[GIVEN DATA]
-- begin --

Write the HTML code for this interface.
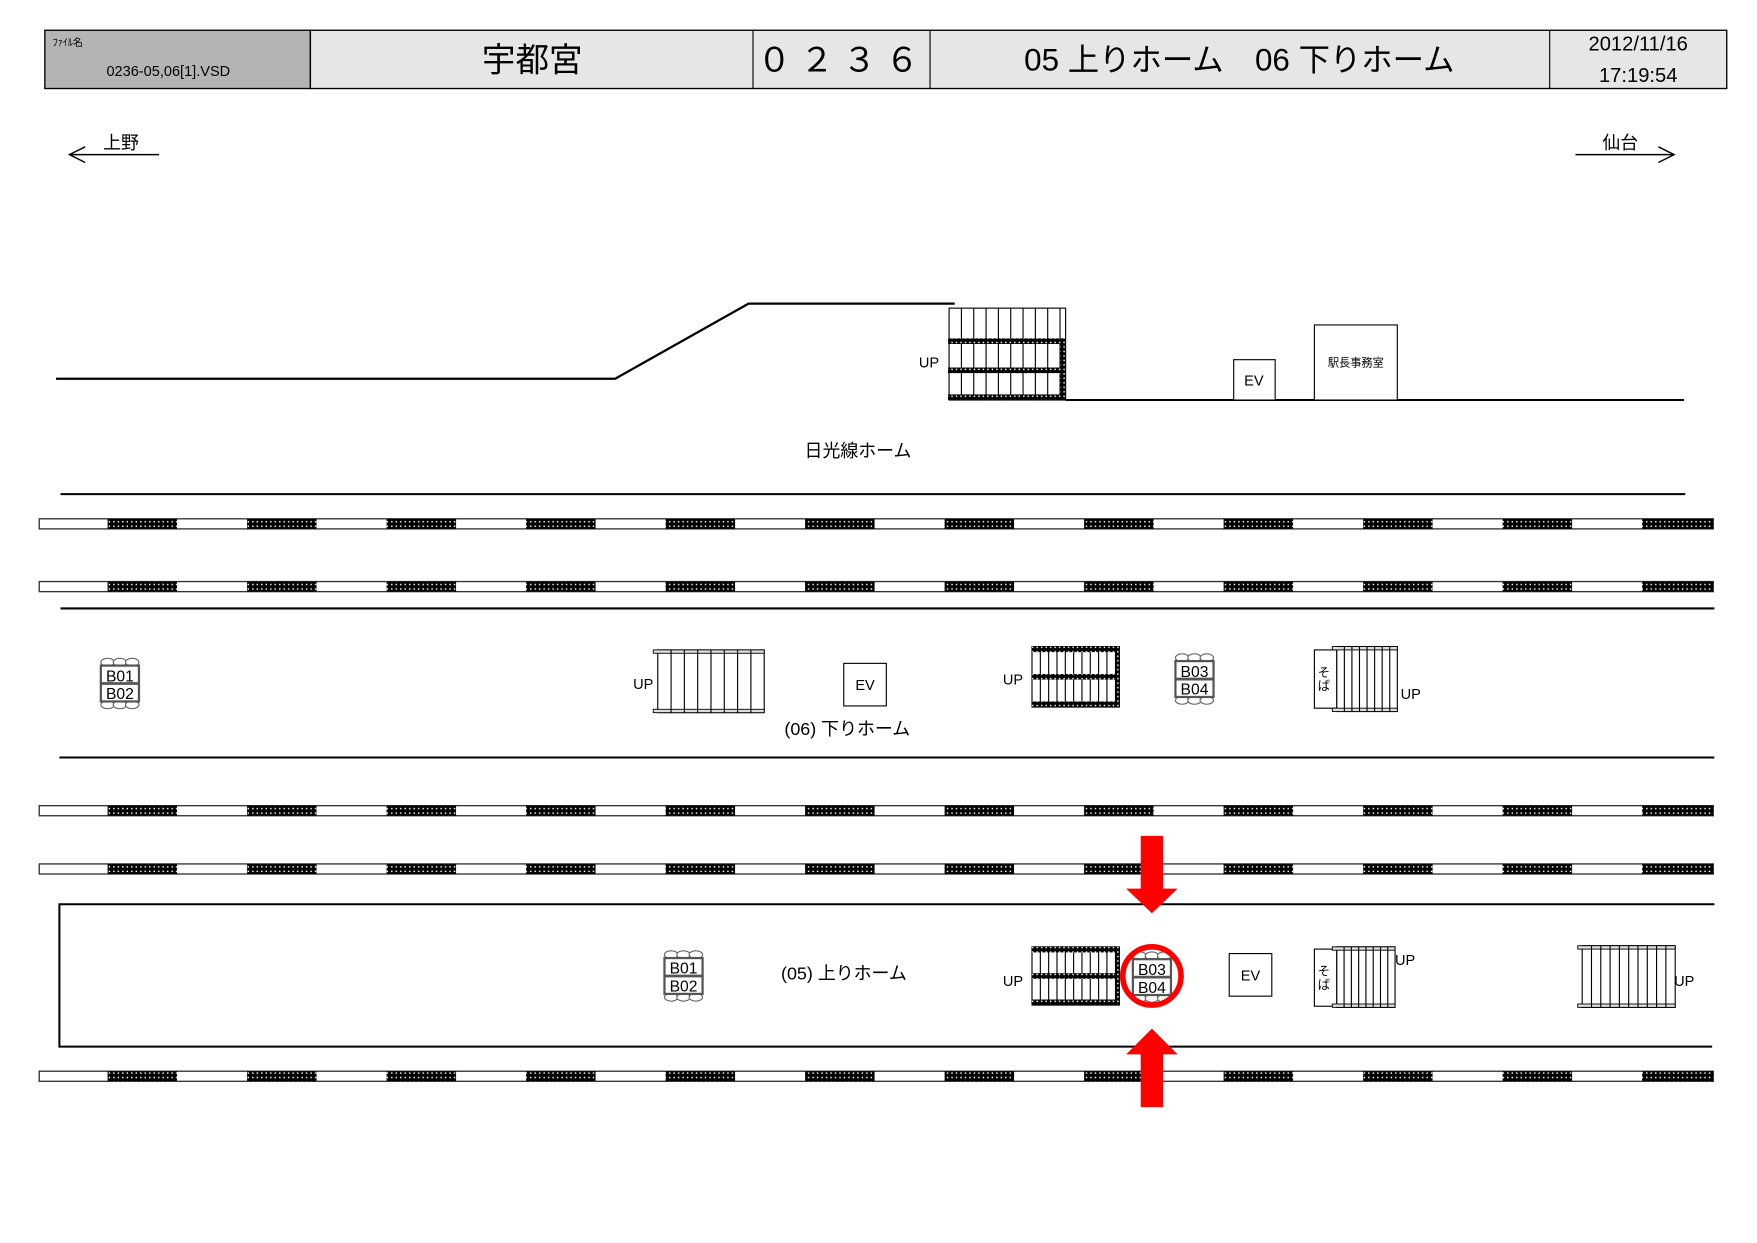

-- end --
-- begin --

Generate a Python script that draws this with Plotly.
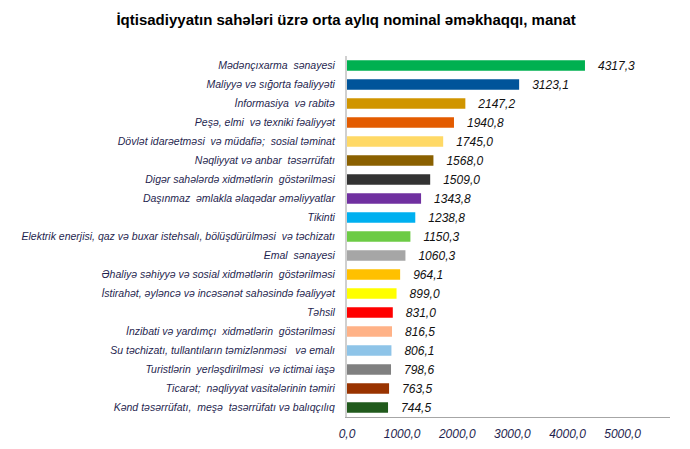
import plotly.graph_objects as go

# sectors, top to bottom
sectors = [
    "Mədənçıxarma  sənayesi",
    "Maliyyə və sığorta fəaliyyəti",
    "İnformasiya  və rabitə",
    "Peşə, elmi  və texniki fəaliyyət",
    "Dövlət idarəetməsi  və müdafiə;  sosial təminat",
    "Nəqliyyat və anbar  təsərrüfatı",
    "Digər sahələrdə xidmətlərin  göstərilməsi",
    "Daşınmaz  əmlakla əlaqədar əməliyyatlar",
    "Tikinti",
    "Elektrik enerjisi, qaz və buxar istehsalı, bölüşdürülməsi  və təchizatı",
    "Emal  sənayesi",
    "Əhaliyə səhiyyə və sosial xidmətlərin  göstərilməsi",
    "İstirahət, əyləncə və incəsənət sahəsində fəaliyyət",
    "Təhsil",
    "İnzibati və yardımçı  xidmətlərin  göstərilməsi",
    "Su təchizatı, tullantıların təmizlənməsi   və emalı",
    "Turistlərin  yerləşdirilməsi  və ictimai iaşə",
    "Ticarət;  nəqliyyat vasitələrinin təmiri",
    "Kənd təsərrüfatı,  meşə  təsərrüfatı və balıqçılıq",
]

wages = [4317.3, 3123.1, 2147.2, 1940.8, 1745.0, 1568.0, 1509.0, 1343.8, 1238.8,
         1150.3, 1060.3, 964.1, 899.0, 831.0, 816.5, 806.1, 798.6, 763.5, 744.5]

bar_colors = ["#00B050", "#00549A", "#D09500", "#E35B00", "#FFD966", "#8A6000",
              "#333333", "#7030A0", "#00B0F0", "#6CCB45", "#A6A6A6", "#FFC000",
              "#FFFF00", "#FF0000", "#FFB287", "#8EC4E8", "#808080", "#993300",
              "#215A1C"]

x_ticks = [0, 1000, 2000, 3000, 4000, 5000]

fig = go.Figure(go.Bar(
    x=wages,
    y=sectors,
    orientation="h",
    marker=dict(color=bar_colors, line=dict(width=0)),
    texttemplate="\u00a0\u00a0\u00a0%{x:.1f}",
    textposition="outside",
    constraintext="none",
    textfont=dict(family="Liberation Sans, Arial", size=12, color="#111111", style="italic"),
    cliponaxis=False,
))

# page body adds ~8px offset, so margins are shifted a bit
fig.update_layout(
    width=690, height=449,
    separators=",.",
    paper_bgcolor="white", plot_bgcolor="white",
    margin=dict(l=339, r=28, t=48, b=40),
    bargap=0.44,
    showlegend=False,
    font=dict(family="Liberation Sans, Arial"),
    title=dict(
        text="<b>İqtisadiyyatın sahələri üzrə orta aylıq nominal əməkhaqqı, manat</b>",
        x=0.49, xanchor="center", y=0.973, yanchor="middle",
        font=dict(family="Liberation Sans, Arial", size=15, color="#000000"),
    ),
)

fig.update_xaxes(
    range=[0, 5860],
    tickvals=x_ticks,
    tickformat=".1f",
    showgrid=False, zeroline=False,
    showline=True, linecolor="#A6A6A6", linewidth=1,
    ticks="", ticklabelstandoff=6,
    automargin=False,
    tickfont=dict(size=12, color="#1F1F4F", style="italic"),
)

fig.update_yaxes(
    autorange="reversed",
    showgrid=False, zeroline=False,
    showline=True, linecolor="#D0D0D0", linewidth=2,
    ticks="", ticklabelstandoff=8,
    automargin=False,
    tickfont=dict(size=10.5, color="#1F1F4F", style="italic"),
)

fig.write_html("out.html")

-- end --

[WORK REQUIRED]
Only the lines starting at the line with "Generate a Python" and ending at the line with "import plotly.graph_objects as go" should be printed again, exactly and with both ends kept; omit the pictures.

[THE REPLY]
Generate a Python script that draws this with Plotly.
import plotly.graph_objects as go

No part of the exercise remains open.